Centre of Psychiatry Research, Department of Clinical Neuroscience,

Karolinska Institutet, Stockholm, Sweden.

 

Repeated and long-term use of alcohol is known to cause damages in the prefrontal cortex (PFC), a structure of the brain that is responsible for executive functioning. Impairments to the PFC leads to deficits in cognitive functioning such as working memory (WM), impulsivity and emotional regulation, which in turn is known to be one of the underlying factors contributing to increased craving and risk for relapse. Enhancing cognitive functioning in these patients has been proposed as a novel treatment strategy to reduce craving and relapse. 50 patients with alcohol dependence were recruited at an outpatient university clinic. They were randomized to receive 5 weeks of active WM training (n=25) or passive WM training (n=25) using the Cogmed® software. The passive training included identical amount of training sessions but the WM tasks did not increase in difficulty. WM training was performed online at home, and the patients had weekly visits to the clinic to report drinking and craving. Primary outcomes were WM function measured by the Digit Span task and change in percent heavy drinking days (HDD) measured by Timeline Follow-back Interview (TLFB). The active training group had, compared to the passive training group, a significantly greater improvement in Digit Span total score (F (1,48)=5.04;p=0.029), and backward score (F (1,48)=6.27;p=0.016) while no difference was found for forward score (F (1,48)=0.613;p=0.437).
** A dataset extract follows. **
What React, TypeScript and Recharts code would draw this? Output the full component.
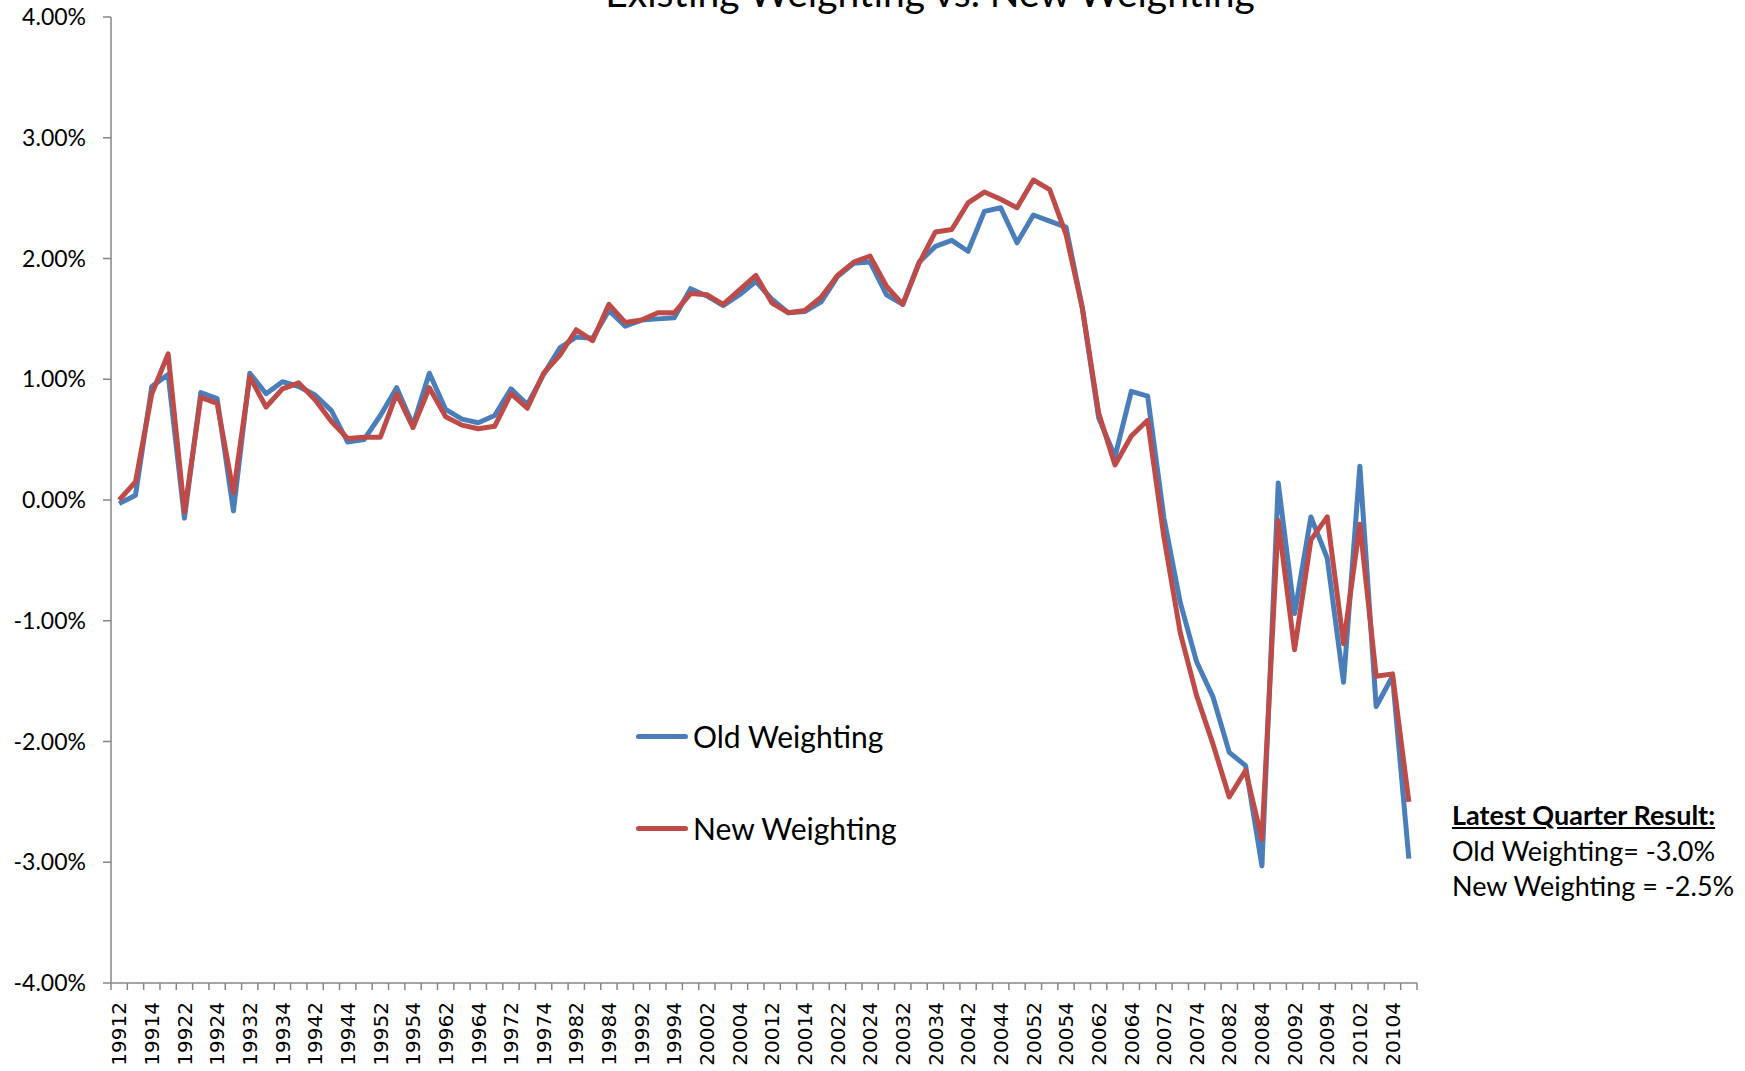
import React from 'react';
import { LineChart, Line, XAxis, YAxis, Legend } from 'recharts';

const quarters = [
  '19912', '19913', '19914',
  '19921', '19922', '19923', '19924',
  '19931', '19932', '19933', '19934',
  '19941', '19942', '19943', '19944',
  '19951', '19952', '19953', '19954',
  '19961', '19962', '19963', '19964',
  '19971', '19972', '19973', '19974',
  '19981', '19982', '19983', '19984',
  '19991', '19992', '19993', '19994',
  '20001', '20002', '20003', '20004',
  '20011', '20012', '20013', '20014',
  '20021', '20022', '20023', '20024',
  '20031', '20032', '20033', '20034',
  '20041', '20042', '20043', '20044',
  '20051', '20052', '20053', '20054',
  '20061', '20062', '20063', '20064',
  '20071', '20072', '20073', '20074',
  '20081', '20082', '20083', '20084',
  '20091', '20092', '20093', '20094',
  '20101', '20102', '20103', '20104',
  '20111',
];

// percent
const oldWeighting = [
  -0.03, 0.04, 0.94, 1.04, -0.15, 0.89, 0.84, -0.09, 1.05, 0.88,
  0.98, 0.94, 0.87, 0.74, 0.48, 0.50, 0.70, 0.93, 0.62, 1.05,
  0.75, 0.67, 0.64, 0.70, 0.92, 0.79, 1.04, 1.26, 1.35, 1.34,
  1.57, 1.44, 1.49, 1.50, 1.51, 1.75, 1.69, 1.61, 1.70, 1.81,
  1.66, 1.55, 1.56, 1.64, 1.85, 1.96, 1.97, 1.70, 1.62, 1.97,
  2.10, 2.15, 2.06, 2.39, 2.42, 2.13, 2.36, 2.31, 2.26, 1.59,
  0.68, 0.36, 0.90, 0.86, -0.15, -0.85, -1.34, -1.63, -2.09, -2.20,
  -3.03, 0.14, -0.94, -0.14, -0.48, -1.51, 0.28, -1.71, -1.46, -2.97,
];

const newWeighting = [
  0.00, 0.15, 0.88, 1.21, -0.10, 0.85, 0.80, 0.06, 1.02, 0.77,
  0.92, 0.97, 0.83, 0.65, 0.51, 0.52, 0.52, 0.88, 0.60, 0.93,
  0.69, 0.62, 0.59, 0.61, 0.88, 0.76, 1.05, 1.20, 1.41, 1.32,
  1.62, 1.47, 1.49, 1.55, 1.55, 1.71, 1.70, 1.62, 1.74, 1.86,
  1.63, 1.55, 1.57, 1.68, 1.86, 1.97, 2.02, 1.77, 1.62, 1.96,
  2.22, 2.24, 2.46, 2.55, 2.49, 2.42, 2.65, 2.57, 2.20, 1.59,
  0.72, 0.29, 0.53, 0.66, -0.31, -1.10, -1.62, -2.02, -2.46, -2.24,
  -2.81, -0.17, -1.24, -0.33, -0.14, -1.19, -0.20, -1.46, -1.44, -2.50,
];

const yTicks = [-4, -3, -2, -1, 0, 1, 2, 3, 4];
const seriesNames = ['Old Weighting', 'New Weighting'];

const data = quarters.map((q, i) => ({ q, old: oldWeighting[i], new: newWeighting[i] }));

const W = 1745;
const H = 1071;
const PLOT_LEFT = 111;
const PLOT_RIGHT = 1417;
const AXIS = '#868686';
const BLUE = '#4A7EBB';
const RED = '#BE4B48';
const HALF = (PLOT_RIGHT - PLOT_LEFT) / quarters.length / 2;

const XTick = (props: any) => {
  const { x, y, payload } = props;
  const idx = payload?.index ?? props.index;
  return (
    <g>
      <line x1={x - HALF} x2={x - HALF} y1={y} y2={y + 7} stroke={AXIS} strokeWidth={1.5} />
      {idx === quarters.length - 1 && (
        <line x1={x + HALF} x2={x + HALF} y1={y} y2={y + 7} stroke={AXIS} strokeWidth={1.5} />
      )}
      {idx % 2 === 0 && (
        <text
          x={x}
          y={y + 19}
          transform={`rotate(-90 ${x} ${y + 19})`}
          textAnchor="end"
          dy="0.36em"
          fontFamily="DejaVu Sans"
          fontSize={20}
          fill="#000"
        >
          {payload.value}
        </text>
      )}
    </g>
  );
};

const LegendBox = ({ payload }: any) => {
  const items = [...(payload || [])].sort(
    (a: any, b: any) => seriesNames.indexOf(a.value) - seriesNames.indexOf(b.value)
  );
  return (
    <div style={{ fontFamily: 'Lato', fontSize: 30, color: '#000', whiteSpace: 'nowrap' }}>
      {items.map((p: any, i: number) => (
        <div key={i} style={{ display: 'flex', alignItems: 'center', height: 40, marginBottom: i === 0 ? 52 : 0 }}>
          <div style={{ width: 52, height: 5, borderRadius: 3, background: p.color, marginRight: 5 }} />
          <span>{p.value}</span>
        </div>
      ))}
    </div>
  );
};

export default function App() {
  return (
    <div style={{ position: 'fixed', left: 0, top: 0, width: W, height: H, background: '#fff' }}>
      <LineChart width={W} height={H} data={data} margin={{ top: 17, right: W - PLOT_RIGHT, bottom: 0, left: 0 }}>
        <XAxis
          dataKey="q"
          interval={0}
          height={88}
          padding={{ left: HALF, right: HALF }}
          tickLine={false}
          tickSize={0}
          tickMargin={0}
          axisLine={{ stroke: AXIS, strokeWidth: 1.5 }}
          tick={<XTick />}
        />
        <YAxis
          type="number"
          domain={[-4, 4]}
          ticks={yTicks}
          width={PLOT_LEFT}
          tickSize={8}
          tickMargin={17}
          tickFormatter={(v: number) => `${v.toFixed(2)}%`}
          axisLine={{ stroke: AXIS, strokeWidth: 1.5 }}
          tickLine={{ stroke: AXIS, strokeWidth: 1.5 }}
          tick={{ fontFamily: 'Lato', fontSize: 23, fill: '#000' }}
        />
        <Legend
          layout="vertical"
          align="center"
          verticalAlign="middle"
          content={<LegendBox />}
          wrapperStyle={{ left: 636, top: 716, width: 320 }}
        />
        <Line
          type="linear"
          dataKey="old"
          name={seriesNames[0]}
          stroke={BLUE}
          strokeWidth={5}
          strokeLinejoin="round"
          dot={false}
          isAnimationActive={false}
        />
        <Line
          type="linear"
          dataKey="new"
          name={seriesNames[1]}
          stroke={RED}
          strokeWidth={5}
          strokeLinejoin="round"
          dot={false}
          isAnimationActive={false}
        />
      </LineChart>
      <svg width={W} height={40} style={{ position: 'absolute', left: 0, top: 0, pointerEvents: 'none' }}>
        <text x={930} y={7} textAnchor="middle" fontFamily="Lato" fontSize={39} fill="#000">
          Existing Weighting vs. New Weighting
        </text>
      </svg>
      <div
        style={{
          position: 'absolute',
          left: 1452,
          top: 797,
          fontFamily: 'Lato',
          fontSize: 27,
          lineHeight: '35.6px',
          color: '#000',
          whiteSpace: 'nowrap',
        }}
      >
        <div style={{ fontWeight: 700, textDecoration: 'underline' }}>Latest Quarter Result:</div>
        <div>Old Weighting= -3.0%</div>
        <div>New Weighting = -2.5%</div>
      </div>
    </div>
  );
}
The active training group reduced their HDD, based on TLFB data during the study period with 11.4 % compared to 3.4 % in the passive group, but this difference did not reach statistical significance (F (1,47)=1.60;p=0.213). No effect of WM training was found on craving or depression outcomes. The overall finding in this trial is that WM training improves functioning in the PFC in chronic alcohol dependent individuals as evidenced by improvement in WM, while no statistically significant effect was found for drinking outcomes. Our results indicate that WM impairment in alcohol dependent patients can be partially restored through active training. Future studies should evaluate whether WM training as add-on therapy to other treatments targeting drinking behaviour can improve drinking outcomes.